DATASET EXCERPT:
---*---
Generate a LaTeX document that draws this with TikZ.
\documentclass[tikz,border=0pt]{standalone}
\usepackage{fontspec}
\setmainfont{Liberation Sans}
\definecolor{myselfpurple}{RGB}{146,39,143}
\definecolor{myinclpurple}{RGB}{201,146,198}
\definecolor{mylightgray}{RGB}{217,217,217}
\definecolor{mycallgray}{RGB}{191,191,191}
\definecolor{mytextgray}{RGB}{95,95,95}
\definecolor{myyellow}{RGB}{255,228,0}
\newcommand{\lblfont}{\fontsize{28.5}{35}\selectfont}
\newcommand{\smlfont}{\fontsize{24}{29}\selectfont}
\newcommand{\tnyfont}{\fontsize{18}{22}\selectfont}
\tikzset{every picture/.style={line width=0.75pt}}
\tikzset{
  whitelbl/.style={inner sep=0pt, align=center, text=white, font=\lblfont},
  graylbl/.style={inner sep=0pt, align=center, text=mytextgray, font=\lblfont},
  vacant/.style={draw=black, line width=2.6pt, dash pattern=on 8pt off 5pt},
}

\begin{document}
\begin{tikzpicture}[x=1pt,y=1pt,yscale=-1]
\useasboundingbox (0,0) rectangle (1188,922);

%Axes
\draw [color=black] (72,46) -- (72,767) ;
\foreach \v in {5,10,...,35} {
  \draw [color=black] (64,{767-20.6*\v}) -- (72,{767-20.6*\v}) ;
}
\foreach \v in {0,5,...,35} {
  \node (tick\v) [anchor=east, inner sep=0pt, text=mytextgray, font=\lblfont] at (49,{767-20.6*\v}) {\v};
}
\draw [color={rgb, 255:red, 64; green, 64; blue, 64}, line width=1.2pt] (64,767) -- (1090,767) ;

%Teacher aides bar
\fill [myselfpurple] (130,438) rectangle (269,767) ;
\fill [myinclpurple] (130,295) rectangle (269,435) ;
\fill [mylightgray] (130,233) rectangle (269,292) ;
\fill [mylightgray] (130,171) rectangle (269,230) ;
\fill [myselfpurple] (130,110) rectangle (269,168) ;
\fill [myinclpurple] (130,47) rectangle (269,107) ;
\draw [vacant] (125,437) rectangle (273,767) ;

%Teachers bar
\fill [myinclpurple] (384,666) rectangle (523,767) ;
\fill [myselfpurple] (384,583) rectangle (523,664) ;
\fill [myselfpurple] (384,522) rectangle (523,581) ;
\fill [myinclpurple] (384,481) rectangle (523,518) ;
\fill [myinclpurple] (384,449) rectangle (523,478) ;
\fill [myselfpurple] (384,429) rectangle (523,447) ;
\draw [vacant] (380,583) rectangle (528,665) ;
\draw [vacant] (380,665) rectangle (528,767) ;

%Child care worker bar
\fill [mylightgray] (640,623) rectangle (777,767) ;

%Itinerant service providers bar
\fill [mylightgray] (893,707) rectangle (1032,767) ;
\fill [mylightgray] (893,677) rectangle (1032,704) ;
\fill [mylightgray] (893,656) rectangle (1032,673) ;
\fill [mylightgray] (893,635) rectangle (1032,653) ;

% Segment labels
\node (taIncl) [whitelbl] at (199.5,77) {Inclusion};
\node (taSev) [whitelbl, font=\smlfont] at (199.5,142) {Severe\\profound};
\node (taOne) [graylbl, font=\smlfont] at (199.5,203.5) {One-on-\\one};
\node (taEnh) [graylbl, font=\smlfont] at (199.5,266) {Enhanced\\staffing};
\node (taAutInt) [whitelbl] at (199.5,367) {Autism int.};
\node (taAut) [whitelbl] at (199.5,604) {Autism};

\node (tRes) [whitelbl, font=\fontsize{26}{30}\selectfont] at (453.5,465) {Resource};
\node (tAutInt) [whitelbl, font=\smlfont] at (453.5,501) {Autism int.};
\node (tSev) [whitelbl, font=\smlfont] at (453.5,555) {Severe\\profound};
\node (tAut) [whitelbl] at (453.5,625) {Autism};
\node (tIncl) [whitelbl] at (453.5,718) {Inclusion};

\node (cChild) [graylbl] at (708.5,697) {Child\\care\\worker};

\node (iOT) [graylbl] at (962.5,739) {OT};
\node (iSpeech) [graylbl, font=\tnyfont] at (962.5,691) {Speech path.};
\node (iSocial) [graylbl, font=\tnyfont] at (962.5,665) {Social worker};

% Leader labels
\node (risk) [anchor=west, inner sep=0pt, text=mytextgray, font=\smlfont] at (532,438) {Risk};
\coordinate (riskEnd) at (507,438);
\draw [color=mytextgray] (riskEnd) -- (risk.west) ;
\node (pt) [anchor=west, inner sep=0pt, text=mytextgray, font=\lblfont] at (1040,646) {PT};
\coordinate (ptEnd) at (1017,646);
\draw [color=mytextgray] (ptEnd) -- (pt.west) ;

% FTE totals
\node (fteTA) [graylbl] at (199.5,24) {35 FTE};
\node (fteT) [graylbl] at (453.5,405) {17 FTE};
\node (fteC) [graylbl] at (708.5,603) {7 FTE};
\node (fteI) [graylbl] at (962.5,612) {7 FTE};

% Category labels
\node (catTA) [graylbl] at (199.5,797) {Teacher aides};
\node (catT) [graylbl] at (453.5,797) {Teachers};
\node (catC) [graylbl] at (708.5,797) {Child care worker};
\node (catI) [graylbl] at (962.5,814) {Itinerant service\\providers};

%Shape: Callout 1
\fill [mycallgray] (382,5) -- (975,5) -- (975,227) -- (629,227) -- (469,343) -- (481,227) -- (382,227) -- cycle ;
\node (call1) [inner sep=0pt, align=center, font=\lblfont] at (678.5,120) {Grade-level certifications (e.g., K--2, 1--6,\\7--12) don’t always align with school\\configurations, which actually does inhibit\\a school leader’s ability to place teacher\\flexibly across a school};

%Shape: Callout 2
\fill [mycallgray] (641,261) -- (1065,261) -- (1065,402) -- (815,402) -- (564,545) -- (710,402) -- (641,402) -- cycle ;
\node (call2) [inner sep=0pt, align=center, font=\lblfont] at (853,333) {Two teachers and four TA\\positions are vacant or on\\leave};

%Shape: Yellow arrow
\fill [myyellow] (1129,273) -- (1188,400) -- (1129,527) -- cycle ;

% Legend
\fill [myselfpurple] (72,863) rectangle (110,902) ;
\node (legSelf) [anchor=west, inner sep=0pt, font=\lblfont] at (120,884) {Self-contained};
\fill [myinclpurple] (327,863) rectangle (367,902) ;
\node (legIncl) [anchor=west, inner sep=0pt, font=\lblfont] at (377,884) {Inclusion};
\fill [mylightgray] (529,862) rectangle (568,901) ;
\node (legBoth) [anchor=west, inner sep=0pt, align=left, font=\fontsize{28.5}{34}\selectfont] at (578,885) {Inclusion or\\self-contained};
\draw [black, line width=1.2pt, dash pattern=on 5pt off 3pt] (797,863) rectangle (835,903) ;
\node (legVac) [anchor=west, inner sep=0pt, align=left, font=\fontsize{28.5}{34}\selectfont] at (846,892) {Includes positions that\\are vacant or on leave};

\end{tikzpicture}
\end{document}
---*---
WORK REQUIRED: Quote the whole listing above, leaving nothing out.

SOLUTION TO THIS TASK:
Generate a LaTeX document that draws this with TikZ.
\documentclass[tikz,border=0pt]{standalone}
\usepackage{fontspec}
\setmainfont{Liberation Sans}
\definecolor{myselfpurple}{RGB}{146,39,143}
\definecolor{myinclpurple}{RGB}{201,146,198}
\definecolor{mylightgray}{RGB}{217,217,217}
\definecolor{mycallgray}{RGB}{191,191,191}
\definecolor{mytextgray}{RGB}{95,95,95}
\definecolor{myyellow}{RGB}{255,228,0}
\newcommand{\lblfont}{\fontsize{28.5}{35}\selectfont}
\newcommand{\smlfont}{\fontsize{24}{29}\selectfont}
\newcommand{\tnyfont}{\fontsize{18}{22}\selectfont}
\tikzset{every picture/.style={line width=0.75pt}}
\tikzset{
  whitelbl/.style={inner sep=0pt, align=center, text=white, font=\lblfont},
  graylbl/.style={inner sep=0pt, align=center, text=mytextgray, font=\lblfont},
  vacant/.style={draw=black, line width=2.6pt, dash pattern=on 8pt off 5pt},
}

\begin{document}
\begin{tikzpicture}[x=1pt,y=1pt,yscale=-1]
\useasboundingbox (0,0) rectangle (1188,922);

%Axes
\draw [color=black] (72,46) -- (72,767) ;
\foreach \v in {5,10,...,35} {
  \draw [color=black] (64,{767-20.6*\v}) -- (72,{767-20.6*\v}) ;
}
\foreach \v in {0,5,...,35} {
  \node (tick\v) [anchor=east, inner sep=0pt, text=mytextgray, font=\lblfont] at (49,{767-20.6*\v}) {\v};
}
\draw [color={rgb, 255:red, 64; green, 64; blue, 64}, line width=1.2pt] (64,767) -- (1090,767) ;

%Teacher aides bar
\fill [myselfpurple] (130,438) rectangle (269,767) ;
\fill [myinclpurple] (130,295) rectangle (269,435) ;
\fill [mylightgray] (130,233) rectangle (269,292) ;
\fill [mylightgray] (130,171) rectangle (269,230) ;
\fill [myselfpurple] (130,110) rectangle (269,168) ;
\fill [myinclpurple] (130,47) rectangle (269,107) ;
\draw [vacant] (125,437) rectangle (273,767) ;

%Teachers bar
\fill [myinclpurple] (384,666) rectangle (523,767) ;
\fill [myselfpurple] (384,583) rectangle (523,664) ;
\fill [myselfpurple] (384,522) rectangle (523,581) ;
\fill [myinclpurple] (384,481) rectangle (523,518) ;
\fill [myinclpurple] (384,449) rectangle (523,478) ;
\fill [myselfpurple] (384,429) rectangle (523,447) ;
\draw [vacant] (380,583) rectangle (528,665) ;
\draw [vacant] (380,665) rectangle (528,767) ;

%Child care worker bar
\fill [mylightgray] (640,623) rectangle (777,767) ;

%Itinerant service providers bar
\fill [mylightgray] (893,707) rectangle (1032,767) ;
\fill [mylightgray] (893,677) rectangle (1032,704) ;
\fill [mylightgray] (893,656) rectangle (1032,673) ;
\fill [mylightgray] (893,635) rectangle (1032,653) ;

% Segment labels
\node (taIncl) [whitelbl] at (199.5,77) {Inclusion};
\node (taSev) [whitelbl, font=\smlfont] at (199.5,142) {Severe\\profound};
\node (taOne) [graylbl, font=\smlfont] at (199.5,203.5) {One-on-\\one};
\node (taEnh) [graylbl, font=\smlfont] at (199.5,266) {Enhanced\\staffing};
\node (taAutInt) [whitelbl] at (199.5,367) {Autism int.};
\node (taAut) [whitelbl] at (199.5,604) {Autism};

\node (tRes) [whitelbl, font=\fontsize{26}{30}\selectfont] at (453.5,465) {Resource};
\node (tAutInt) [whitelbl, font=\smlfont] at (453.5,501) {Autism int.};
\node (tSev) [whitelbl, font=\smlfont] at (453.5,555) {Severe\\profound};
\node (tAut) [whitelbl] at (453.5,625) {Autism};
\node (tIncl) [whitelbl] at (453.5,718) {Inclusion};

\node (cChild) [graylbl] at (708.5,697) {Child\\care\\worker};

\node (iOT) [graylbl] at (962.5,739) {OT};
\node (iSpeech) [graylbl, font=\tnyfont] at (962.5,691) {Speech path.};
\node (iSocial) [graylbl, font=\tnyfont] at (962.5,665) {Social worker};

% Leader labels
\node (risk) [anchor=west, inner sep=0pt, text=mytextgray, font=\smlfont] at (532,438) {Risk};
\coordinate (riskEnd) at (507,438);
\draw [color=mytextgray] (riskEnd) -- (risk.west) ;
\node (pt) [anchor=west, inner sep=0pt, text=mytextgray, font=\lblfont] at (1040,646) {PT};
\coordinate (ptEnd) at (1017,646);
\draw [color=mytextgray] (ptEnd) -- (pt.west) ;

% FTE totals
\node (fteTA) [graylbl] at (199.5,24) {35 FTE};
\node (fteT) [graylbl] at (453.5,405) {17 FTE};
\node (fteC) [graylbl] at (708.5,603) {7 FTE};
\node (fteI) [graylbl] at (962.5,612) {7 FTE};

% Category labels
\node (catTA) [graylbl] at (199.5,797) {Teacher aides};
\node (catT) [graylbl] at (453.5,797) {Teachers};
\node (catC) [graylbl] at (708.5,797) {Child care worker};
\node (catI) [graylbl] at (962.5,814) {Itinerant service\\providers};

%Shape: Callout 1
\fill [mycallgray] (382,5) -- (975,5) -- (975,227) -- (629,227) -- (469,343) -- (481,227) -- (382,227) -- cycle ;
\node (call1) [inner sep=0pt, align=center, font=\lblfont] at (678.5,120) {Grade-level certifications (e.g., K--2, 1--6,\\7--12) don’t always align with school\\configurations, which actually does inhibit\\a school leader’s ability to place teacher\\flexibly across a school};

%Shape: Callout 2
\fill [mycallgray] (641,261) -- (1065,261) -- (1065,402) -- (815,402) -- (564,545) -- (710,402) -- (641,402) -- cycle ;
\node (call2) [inner sep=0pt, align=center, font=\lblfont] at (853,333) {Two teachers and four TA\\positions are vacant or on\\leave};

%Shape: Yellow arrow
\fill [myyellow] (1129,273) -- (1188,400) -- (1129,527) -- cycle ;

% Legend
\fill [myselfpurple] (72,863) rectangle (110,902) ;
\node (legSelf) [anchor=west, inner sep=0pt, font=\lblfont] at (120,884) {Self-contained};
\fill [myinclpurple] (327,863) rectangle (367,902) ;
\node (legIncl) [anchor=west, inner sep=0pt, font=\lblfont] at (377,884) {Inclusion};
\fill [mylightgray] (529,862) rectangle (568,901) ;
\node (legBoth) [anchor=west, inner sep=0pt, align=left, font=\fontsize{28.5}{34}\selectfont] at (578,885) {Inclusion or\\self-contained};
\draw [black, line width=1.2pt, dash pattern=on 5pt off 3pt] (797,863) rectangle (835,903) ;
\node (legVac) [anchor=west, inner sep=0pt, align=left, font=\fontsize{28.5}{34}\selectfont] at (846,892) {Includes positions that\\are vacant or on leave};

\end{tikzpicture}
\end{document}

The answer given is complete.